Dodson was not chosen for her engineering, legal competence

Dear Editor,

I refer to the letter of October 6, ‘GAPE nominated Emily Dodson to the Public Procurement Commission,’ signed by its president, Kwame Pindar. Mr Pindar made a tiny reference to the legal training of Ms Dodson. Was that deliberate?

Ms Dodson and I were contemporary students at UG, 1974-1978. After graduating in electrical engineering, she pursued a law degree. Ms Dodson has been practising law rather than engineering for the past thirty years. Guyana is in a real mess when you digest Mr Pindar’s letter. There must have been more than a thousand graduates in mechanical and civil engineering since Ms Dodson became a lawyer. Yet GAPE found the only suitable professional for the Public Procurement Commission (PPC), an electrical engineer who has not been active in her field for over thirty years. I lived in Guyana for the past thirty years without living elsewhere and I know Ms Dodson in that time has been practising law.

If this is not a shambolic society then the entire world is primitive. This is such a lost land that I am absolutely sure not even one engineer will reply to Mr Pindar. Let us say John switched from architecture to medicine twenty-five years ago. Is Mr Pindar telling me that he would recommend John in preference to architects who have been at their trade for the twenty-five years John has been a medical doctor?

Mr Pindar is right when he wrote: “We do not know for sure why she was selected and appointed to the PPC.” I offered my reason in the letter Mr Pindar has replied to. It did not include any analysis of her legal competence. I have not written anything negative about Ms Dodson. The subject was not Ms Dodson but the character make-up of the leadership of the APNU+AFC. An engineering qualification was not what the Appointments Committee of Parliament was looking for to fill the PPC. It couldn’t be because only one member, Ivor English, has a background in engineering and he spent a greater part of his public service career in management. The Chairman of the PPC is not an engineer.

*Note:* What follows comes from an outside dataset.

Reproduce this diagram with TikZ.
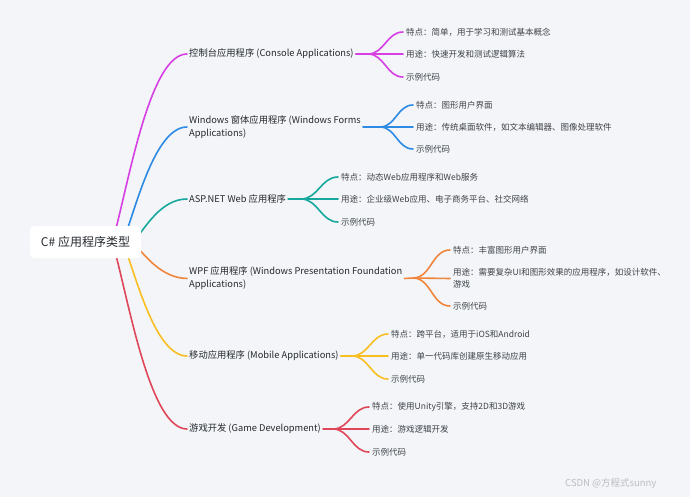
\documentclass[tikz,border=0pt]{standalone}
\usepackage{fontspec}
\setmainfont{Noto Sans CJK SC}
\usetikzlibrary{backgrounds,calc}
\definecolor{bg}{HTML}{F3F5F8}
\definecolor{txt}{HTML}{25292E}
\definecolor{txttwo}{HTML}{3E4349}
\definecolor{cA}{HTML}{D63FE4}
\definecolor{cB}{HTML}{2E8BE3}
\definecolor{cC}{HTML}{16A89C}
\definecolor{cD}{HTML}{F0853C}
\definecolor{cE}{HTML}{F8BE22}
\definecolor{cF}{HTML}{DF4659}
\definecolor{wm}{HTML}{B9BDC2}
\begin{document}
\begin{tikzpicture}[x=1pt,y=-1pt,
  conn/.style={line width=1.6pt, line cap=round},
  rootnode/.style={fill=white, rounded corners=4pt, minimum width=111pt, minimum height=32pt, inner sep=0pt, font=\fontsize{12}{14}\selectfont, text=txt},
  branch/.style={anchor=west, inner xsep=2pt, inner ysep=1pt, align=left, font=\fontsize{9.3}{13}\selectfont, text=txt},
  leaf/.style={anchor=west, inner xsep=3pt, inner ysep=1pt, align=left, font=\fontsize{8.5}{11.5}\selectfont, text=txttwo},
  lk/.style={conn},
]
\useasboundingbox (0,0) rectangle (690,497);
\begin{scope}[on background layer]
  \fill[bg] (0,0) rectangle (690,497);
\end{scope}

% root
\node[rootnode] (root) at (85.5,242) {C\# 应用程序类型};

% branches
\node[branch] (b1) at (187,54) {控制台应用程序 (Console Applications)};
\node[branch] (b2) at (187,127) {Windows 窗体应用程序 (Windows Forms\\Applications)};
\node[branch] (b3) at (187,199) {ASP.NET Web 应用程序};
\node[branch] (b4) at (187,278.5) {WPF 应用程序 (Windows Presentation Foundation\\Applications)};
\node[branch] (b5) at (187,356) {移动应用程序 (Mobile Applications)};
\node[branch] (b6) at (187,429) {游戏开发 (Game Development)};

% forks
\coordinate (f1) at (368,54);
\coordinate (f2) at (380,127);
\coordinate (f3) at (301,199);
\coordinate (f4) at (413,278);
\coordinate (f5) at (352,356);
\coordinate (f6) at (333,429);

% leaves
\node[leaf] (l11) at (403,32) {特点：简单，用于学习和测试基本概念};
\node[leaf] (l12) at (403,54) {用途：快速开发和测试逻辑算法};
\node[leaf] (l13) at (403,77) {示例代码};

\node[leaf] (l21) at (413,105) {特点：图形用户界面};
\node[leaf] (l22) at (413,127) {用途：传统桌面软件，如文本编辑器、图像处理软件};
\node[leaf] (l23) at (413,149) {示例代码};

\node[leaf] (l31) at (338,177) {特点：动态Web应用程序和Web服务};
\node[leaf] (l32) at (338,199) {用途：企业级Web应用、电子商务平台、社交网络};
\node[leaf] (l33) at (338,222) {示例代码};

\node[leaf] (l41) at (450,250) {特点：丰富图形用户界面};
\node[leaf] (l42) at (450,278.5) {用途：需要复杂UI和图形效果的应用程序，如设计软件、\\游戏};
\node[leaf] (l43) at (450,306) {示例代码};

\node[leaf] (l51) at (388,334) {特点：跨平台，适用于iOS和Android};
\node[leaf] (l52) at (388,356) {用途：单一代码库创建原生移动应用};
\node[leaf] (l53) at (388,379) {示例代码};

\node[leaf] (l61) at (369,407) {特点：使用Unity引擎，支持2D和3D游戏};
\node[leaf] (l62) at (369,429) {用途：游戏逻辑开发};
\node[leaf] (l63) at (369,452) {示例代码};

% watermark
\node[anchor=west, inner sep=0pt, font=\fontsize{9.5}{11}\selectfont, text=wm] (wmark) at (565,484) {CSDN @方程式sunny};

% root start points (hidden under the root box)
\coordinate (s1) at (114,236);
\coordinate (s2) at (125,236);
\coordinate (s3) at (135,240);
\coordinate (s4) at (135,245);
\coordinate (s5) at (125,248);
\coordinate (s6) at (114,248);

\begin{scope}[on background layer]
  \draw[conn,cA] (s1) .. controls (129,181) and (150,54) .. (b1.west);
  \draw[conn,cB] (s2) .. controls (137,203) and (156,127) .. (b2.west);
  \draw[conn,cC] (s3) .. controls (145,228) and (161,199) .. (b3.west);
  \draw[conn,cD] (s4) .. controls (145,255) and (161,278) .. (b4.west);
  \draw[conn,cE] (s5) .. controls (137,280) and (156,356) .. (b5.west);
  \draw[conn,cF] (s6) .. controls (129,302) and (150,429) .. (b6.west);
\end{scope}

% branch to fork
\draw[conn,cA] (b1.east) -- (f1);
\draw[conn,cB] (b2.east) -- (f2);
\draw[conn,cC] (b3.east) -- (f3);
\draw[conn,cD] (b4.east) -- (f4);
\draw[conn,cE] (b5.east) -- (f5);
\draw[conn,cF] (b6.east) -- (f6);

% fork to leaves
\foreach \f/\c/\a/\b/\d in {f1/cA/l11/l12/l13, f2/cB/l21/l22/l23, f3/cC/l31/l32/l33, f4/cD/l41/l42/l43, f5/cE/l51/l52/l53, f6/cF/l61/l62/l63}{
  \draw[lk,\c] (\f) to[out=0,in=180] (\a.west);
  \draw[lk,\c] (\f) -- (\b.west);
  \draw[lk,\c] (\f) to[out=0,in=180] (\d.west);
}
\end{tikzpicture}
\end{document}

I don’t need to repeat for Mr Pindar why Ms Dodson was chosen by the Appointments Committee which has five APNU+AFC parliamentarians as against four for the opposition. I will repeat for those who do not know the background. The names have to be voted on. It meant that Chris Ram and Anand Goolsarran did not get majority votes assuming that their names were even entertained.  If there was no vote then the consensus did not favour Ram and Goolsarran.

But how did Ms Dodson make it? The PPP would have balked at Ram and Goolsarran. Likewise one expected the APNU+AFC parliamentarians to resist the nomination of Emily Dodson. She was Mr Jagdeo’s lawyer who won for him in the High Court and Appeal Court his challenge to the two-term constitutional restriction. Why would Mr Jagdeo employ Ms Dodson? I assume all lawyers make ideological choices when they decide to take a case.

My contention is that the PPP favoured Ms Dodson for obvious reason and the APNU+AFC chose her for ethnic reasons. This is my opinion and I feel the ethnic factor was at work in the removal of Mike Khan at the Georgetown Hospital and the recall of Elisabeth Harper. The politicians of this country are intellectually blind. Burnham alienated half the population because of ethnic politics and couldn’t govern effectively. Presidents Cheddi and Janet Jagan, Jagdeo and Ramotar alienated half the population and couldn’t govern effectively. The present government has introduced the ethnic factor in decision-making. It will end up with the same fate as its predecessors.

In closing let me say that Ms Dodson was not chosen by the Appointments Committee of Parliament for her electrical engineering degree or her legal training. Sadie Amin wrote that it was the Women Lawyers Association that nominated Ms Dodson because of her law experience. Her ethnicity was the decisive factor, a factor that has played a destructive role in the entire history of our country.